40 Minuten dauert die rasante Abfahrt ins 800 m tiefer gelegene Oberwald, wo man über den Furka-Basistunnel per Bahn Richtung Andermatt fahren könnte. Aber ich rolle bei mittlerweile abendlichem Sonnenschein, warmen Temperaturen und Rückenwind noch weitere 42 km durchs Wallis ins nochmal etwa 700 m tiefer gelegene Brig. Das nenne ich Wellness-Radfahren. Es ist Freitag Abend, nur ganz vereinzelt kommt ein Auto, so fahre ich einfach auf der Hauptstraße, nicht auf dem Rhone-Radweg.
Bei einem kurzen Blick zurück sieht man nochmal dunkle Wolken aus dem Grimselpass herausrauchen: In Brig steigen wir in den Zug und fahren mit einmal Umsteigen zurück nach Hause.
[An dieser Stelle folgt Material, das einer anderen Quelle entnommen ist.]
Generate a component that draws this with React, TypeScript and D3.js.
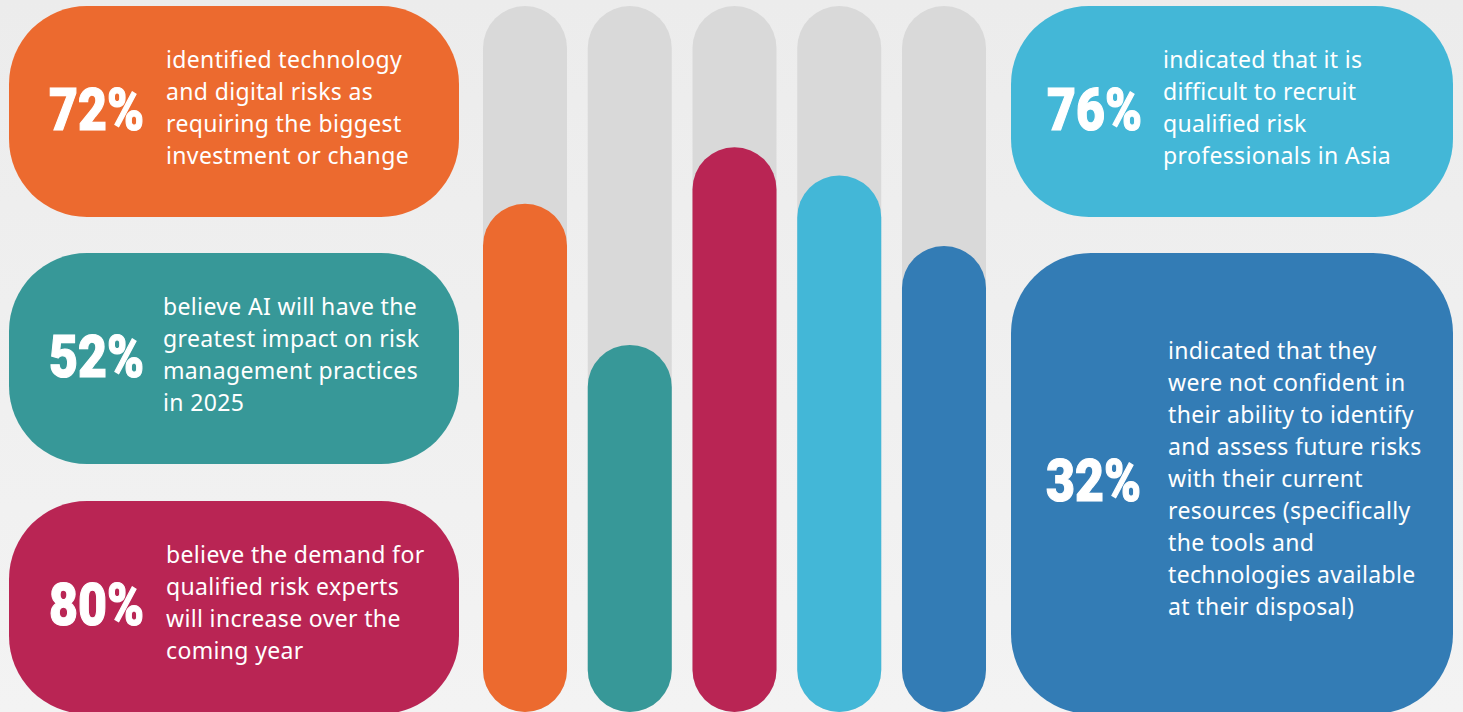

Als uns in unglaublichen 30 Minuten der Lötschbergtunnel kurz vor Spiez ausspuckt, kann ich kaum glauben, dass wir erst gestern hier waren.
Insgesamt hat es mega viel Spaß gemacht. Vor allem wollte ich ja testen, was und wieviel für Baby und mich allein möglich ist. Auch wenn beim Ein-, Aus- und Umpacken manchmal eine dritte, vierte Hand gut gewesen wären, war es doch sehr gut machbar. Essenziell vor allem an den Bahnhöfen war der Babytragegurt zum Baby-Verstauen während der Umbauarbeiten am Anhänger. Da wir immer in Unterkünften übernachtet haben, konnten wir uns jede Nacht gut erholen und das Reisegepäck hielt sich in Grenzen.